Following the vote, the Downtown Seattle Association said something needs to be done to prevent drug overdoses and public drug use.
"People are dying on the streets every day and it's a threat to our continued economic revival in our city. We need action by the city council," said John Scholes, the CEO of the Downtown Seattle Association.
Other organizations, like King County's Department of Public Defense, opposed the bill. Department Director Anita Khandelwal sent the following statement elaborating on her opposition:
“DPD opposes criminalizing drug use and drug possession. The evidence is clear that prosecuting drug possession does not reduce drug use; incarceration has been shown to increase the risk of deadly overdose. The war on drugs has caused egregious harm to the community, especially communities of color. Due to that, Seattle has historically funded diversion programs that emphasize harm reduction. Passing this proposed ordinance would continue the failed drug war and be a costly decision that will result in fewer resources being available to fund treatment and housing. This decision is being unnecessarily rushed and I urge the City Council to reject this bill and instead fund services that respond to this urgent public health crisis.”

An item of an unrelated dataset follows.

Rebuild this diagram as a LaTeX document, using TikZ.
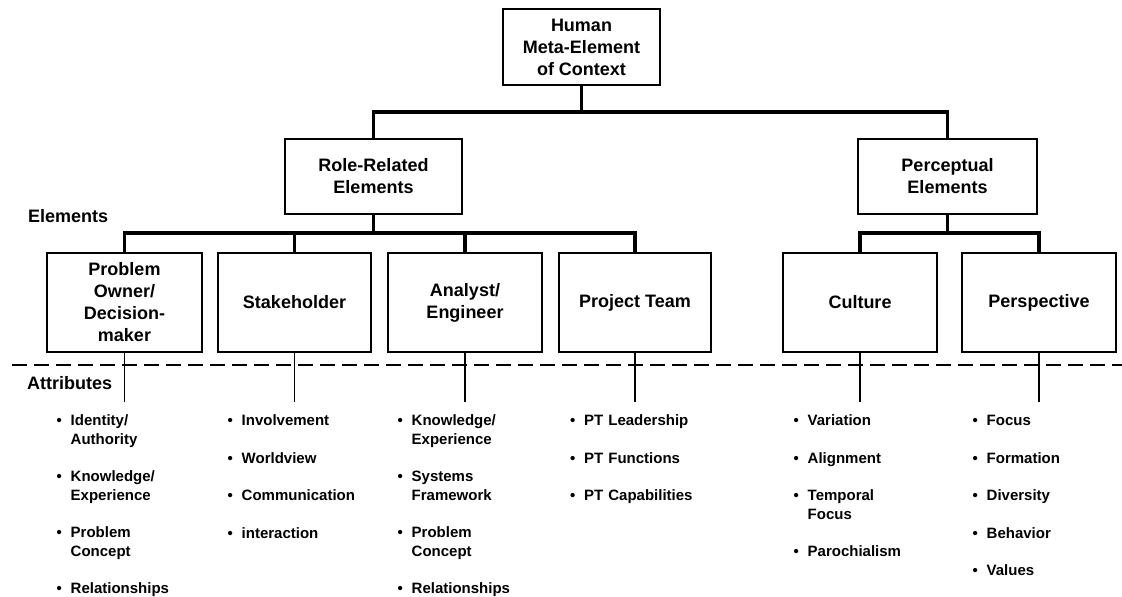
\documentclass[tikz,border=0pt]{standalone}
\usepackage{fontspec}
\setmainfont{Liberation Sans}
\newcommand\boxfont{\fontsize{18}{22}\selectfont\bfseries}
\newcommand\attrfont{\fontsize{15}{18.5}\selectfont\bfseries}
\newcommand\attitem[1]{\par\hangindent=14pt\hangafter=1\noindent\hbox to 14pt{\textbullet\hfil}#1}
\newcommand\attsep{\setlength\parskip{19pt}}
\begin{document}
\begin{tikzpicture}[x=1pt,y=-1pt,
  box/.style={draw, line width=1.3pt, align=center, inner sep=0pt, font=\boxfont},
  lvlbox/.style={box, minimum width=154pt, minimum height=99pt},
  midbox/.style={box, minimum height=75pt},
  bar/.style={line width=3.5pt},
  stem/.style={line width=1.3pt},
  sep/.style={line width=2pt, dash pattern=on 15pt off 7pt},
  attr/.style={anchor=north west, inner sep=0pt, text width=160pt, font=\attrfont},
  lbl/.style={anchor=west, inner sep=0pt, font=\boxfont}]
\useasboundingbox (0,0) rectangle (1122,597);

% boxes
\node[box, minimum width=157pt, minimum height=76pt] (top) at (581.5,47) {Human\\Meta-Element\\of Context};
\node[midbox, minimum width=177pt] (role) at (373.5,176.5) {Role-Related\\Elements};
\node[midbox, minimum width=179pt] (perc) at (947.5,176.5) {Perceptual\\Elements};

\node[lvlbox, minimum width=155pt] (po) at (124.5,302.5) {Problem\\Owner/\\Decision-\\maker};
\node[lvlbox, minimum width=153pt] (sh) at (294.5,302.5) {Stakeholder};
\node[lvlbox] (an) at (465,302.5) {Analyst/\\Engineer};
\node[lvlbox, minimum width=152pt] (pt) at (635,302.5) {Project Team};
\node[lvlbox] (cu) at (860,302.5) {Culture};
\node[lvlbox] (pe) at (1039,302.5) {Perspective};

% labels
\node[lbl] (elab) at (28,216) {Elements};
\node[lbl] (alab) at (27,383) {Attributes};

% junctions
\coordinate (j1) at (581.5,112);
\coordinate (j2) at (373.5,233);
\coordinate (j3) at (947.5,233);
\coordinate (al) at (0,402);
\coordinate (dl) at (12,365);
\coordinate (dr) at (1122,365);

% thick tree connectors
\draw[bar] (top.south) -- (j1);
\draw[bar] (role.north) |- (j1) -| (perc.north);
\draw[bar] (role.south) -- (j2);
\draw[bar] (po.north) |- (j2) -| (pt.north);
\draw[bar] (sh.north) -- (sh.north |- j2);
\draw[bar] (an.north) -- (an.north |- j2);
\draw[bar] (perc.south) -- (j3);
\draw[bar] (cu.north) |- (j3) -| (pe.north);

% separator
\draw[sep] (dl) -- (dr);

% attribute stems
\draw[stem] (po.south) -- (po.south |- al);
\draw[stem] (sh.south) -- (sh.south |- al);
\draw[stem] (an.south) -- (an.south |- al);
\draw[stem] (pt.south) -- (pt.south |- al);
\draw[stem] (cu.south) -- (cu.south |- al);
\draw[stem] (pe.south) -- (pe.south |- al);

% attribute lists
\node[attr] (poatt) at (56.5,407) {%
  \attitem{Identity/\newline Authority}\attsep\attitem{Knowledge/\newline Experience}\attitem{Problem\newline Concept}\attitem{Relationships}\par};
\node[attr] (shatt) at (227.5,407) {%
  \attitem{Involvement}\attsep\attitem{Worldview}\attitem{Communication}\attitem{interaction}\par};
\node[attr] (anatt) at (397.5,407) {%
  \attitem{Knowledge/\newline Experience}\attsep\attitem{Systems\newline Framework}\attitem{Problem\newline Concept}\attitem{Relationships}\par};
\node[attr] (ptatt) at (570,407) {%
  \attitem{PT Leadership}\attsep\attitem{PT Functions}\attitem{PT Capabilities}\par};
\node[attr] (cuatt) at (793.5,407) {%
  \attitem{Variation}\attsep\attitem{Alignment}\attitem{Temporal\newline Focus}\attitem{Parochialism}\par};
\node[attr] (peatt) at (972.5,407) {%
  \attitem{Focus}\attsep\attitem{Formation}\attitem{Diversity}\attitem{Behavior}\attitem{Values}\par};
\end{tikzpicture}
\end{document}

Seattle Metropolitan Chamber of Commerce President and CEO Rachel Smith issued the following statement after the vote:
"Yesterday’s action by the Seattle City Council was chaotic and disappointing. We know that there is no one solution to keep everyone in our community safe and healthy from the scourge of fentanyl – it is going to take an all-of-the-above approach, but hundreds of people are dying on the streets of Seattle and that is completely unacceptable. It is now incumbent on city leaders to articulate what their plan is to address this crisis, because so far they have failed."
One of the deciding votes on Tuesday night was Council Member Andrew Lewis, who represents Downtown Seattle. Lewis said he had planned to vote in favor of the bill but could not because he felt there needed to be a set plan for diversion services. In a release sent Wednesday, Councilmember Lewis said he plans to propose new legislation to address public drug use, after putting more thought into how diversion services will work.
The state bill, which was passed during a controversial special legislative session in May, sets the penalty for possession of controlled substances as a gross misdemeanor with a maximum confinement time of six months for the first two convictions. Any fine for any conviction is capped at a maximum of $1,000.
The state bill would create a system for a pre-trial diversion program to get people into treatment. The bill requires mandatory early conviction vacation if the person in question can complete treatment or has "substantially complied" with a recovery program or similar services for six months.
In 2021 the Washington Supreme Court struck down a state law making drug possession a felony. It was unconstitutional, the court said, because it did not require prosecutors to prove that someone knowingly had the drugs. Washington was the only state in the country without that requirement.
In response, lawmakers passed a temporary measure giving themselves two years to build a long-term policy.